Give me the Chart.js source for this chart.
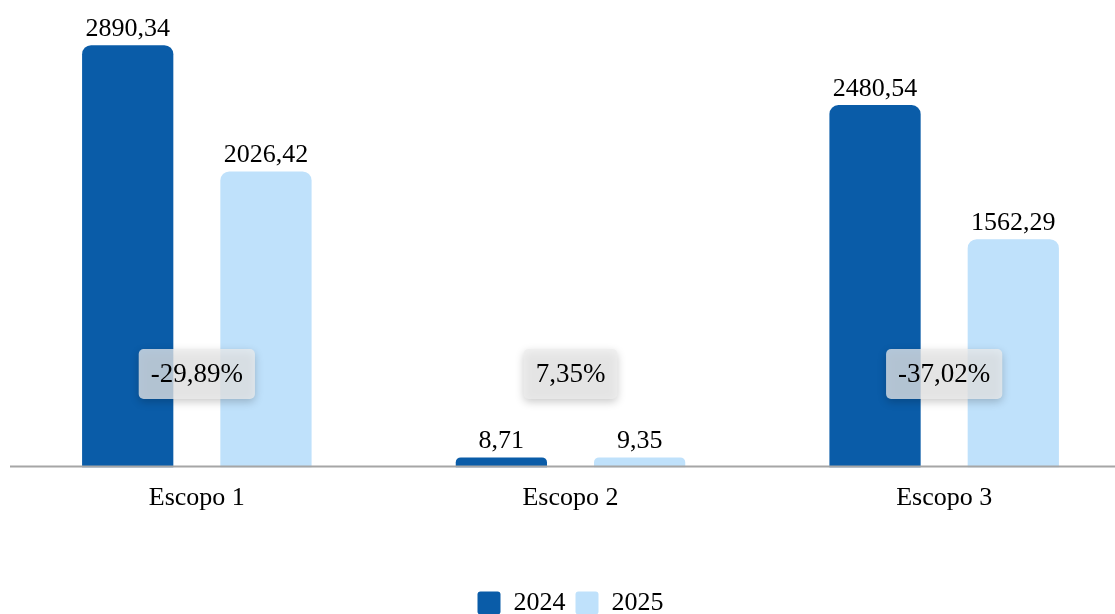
<!DOCTYPE html>
<html>
<head>
  <title>Emissões por escopo</title>
  <script src="https://cdn.jsdelivr.net/npm/chart.js"></script>
  <style>
    body {
      margin: 0;
      background: white;
      overflow: hidden;
    }
    #chartBox {
      position: relative;
      width: 1131px;
      height: 626px;
    }
  </style>
</head>
<body>
  <div id="chartBox">
    <canvas id="scopeChart"></canvas>
  </div>

  <script>
    const categories = ['Escopo 1', 'Escopo 2', 'Escopo 3'];
    const values2024 = [2890.34, 8.71, 2480.54];
    const values2025 = [2026.42, 9.35, 1562.29];
    const changeLabels = ['-29,89%', '7,35%', '-37,02%'];

    const darkBlue = '#0a5ca8';
    const lightBlue = '#bfe1fb';
    const serif = "'Liberation Serif', 'Times New Roman', serif";

    const fmt = v => v.toFixed(2).replace('.', ',');

    // value on top of every bar
    const barValues = {
      id: 'barValues',
      afterDatasetsDraw(chart) {
        const ctx = chart.ctx;
        ctx.save();
        ctx.font = '26px ' + serif;
        ctx.fillStyle = '#000';
        ctx.textAlign = 'center';
        ctx.textBaseline = 'bottom';
        chart.data.datasets.forEach((ds, i) => {
          chart.getDatasetMeta(i).data.forEach((bar, j) => {
            ctx.fillText(fmt(ds.data[j]), bar.x, bar.y - 3);
          });
        });
        ctx.restore();
      }
    };

    // percentage change boxes in the middle of each group
    const changeBoxes = {
      id: 'changeBoxes',
      afterDatasetsDraw(chart) {
        const ctx = chart.ctx;
        const x = chart.scales.x;
        const area = chart.chartArea;
        const cy = area.top + (area.bottom - area.top) * 0.8;
        ctx.save();
        ctx.font = '27px ' + serif;
        changeLabels.forEach((txt, i) => {
          const cx = x.getPixelForValue(i);
          const w = ctx.measureText(txt).width + 24;
          const h = 50;
          ctx.save();
          ctx.shadowColor = 'rgba(0,0,0,0.28)';
          ctx.shadowBlur = 9;
          ctx.shadowOffsetY = 3;
          ctx.fillStyle = 'rgba(236,236,236,0.75)';
          ctx.beginPath();
          ctx.roundRect(cx - w / 2, cy - h / 2, w, h, 5);
          ctx.fill();
          ctx.restore();
          ctx.fillStyle = '#000';
          ctx.textAlign = 'center';
          ctx.textBaseline = 'middle';
          ctx.fillText(txt, cx, cy + 1);
        });
        ctx.restore();
      }
    };

    // grey baseline drawn over the bar feet
    const baseLine = {
      id: 'baseLine',
      afterDatasetsDraw(chart) {
        const ctx = chart.ctx;
        const y = chart.scales.y.getPixelForValue(0);
        ctx.save();
        ctx.strokeStyle = '#a6a6a6';
        ctx.lineWidth = 2;
        ctx.beginPath();
        ctx.moveTo(10, y - 1);
        ctx.lineTo(chart.width, y - 1);
        ctx.stroke();
        ctx.restore();
      }
    };

    new Chart(document.getElementById('scopeChart'), {
      type: 'bar',
      data: {
        labels: categories,
        datasets: [
          {
            label: '2024',
            data: values2024,
            backgroundColor: darkBlue,
            borderRadius: { topLeft: 9, topRight: 9 },
            borderSkipped: 'bottom',
            minBarLength: 10,
            categoryPercentage: 0.74,
            barPercentage: 0.66
          },
          {
            label: '2025',
            data: values2025,
            backgroundColor: lightBlue,
            borderRadius: { topLeft: 9, topRight: 9 },
            borderSkipped: 'bottom',
            minBarLength: 10,
            categoryPercentage: 0.74,
            barPercentage: 0.66
          }
        ]
      },
      options: {
        responsive: true,
        maintainAspectRatio: false,
        animation: false,
        layout: { padding: { left: 10, right: 0, top: 0, bottom: 0 } },
        scales: {
          x: {
            grid: { display: false },
            border: { display: false },
            ticks: {
              color: '#000',
              font: { family: serif, size: 26 },
              padding: 7
            }
          },
          y: {
            display: false,
            min: 0,
            max: 3200
          }
        },
        plugins: {
          legend: {
            position: 'bottom',
            title: {
              display: true,
              text: ' ',
              padding: { top: 0, bottom: 45 }
            },
            labels: {
              color: '#000',
              font: { family: serif, size: 26 },
              boxWidth: 23,
              boxHeight: 23,
              useBorderRadius: true,
              borderRadius: 3,
              padding: 10
            }
          },
          tooltip: { enabled: false }
        }
      },
      plugins: [barValues, changeBoxes, baseLine]
    });
  </script>
</body>
</html>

================================

Return only the lines running from the top of the data to the line that holds "const changeLabels = ['-29,89%', '7,35%', '-37,02%'];". Include both of those lines, but skip the pictures.

Give me the Chart.js source for this chart.
<!DOCTYPE html>
<html>
<head>
  <title>Emissões por escopo</title>
  <script src="https://cdn.jsdelivr.net/npm/chart.js"></script>
  <style>
    body {
      margin: 0;
      background: white;
      overflow: hidden;
    }
    #chartBox {
      position: relative;
      width: 1131px;
      height: 626px;
    }
  </style>
</head>
<body>
  <div id="chartBox">
    <canvas id="scopeChart"></canvas>
  </div>

  <script>
    const categories = ['Escopo 1', 'Escopo 2', 'Escopo 3'];
    const values2024 = [2890.34, 8.71, 2480.54];
    const values2025 = [2026.42, 9.35, 1562.29];
    const changeLabels = ['-29,89%', '7,35%', '-37,02%'];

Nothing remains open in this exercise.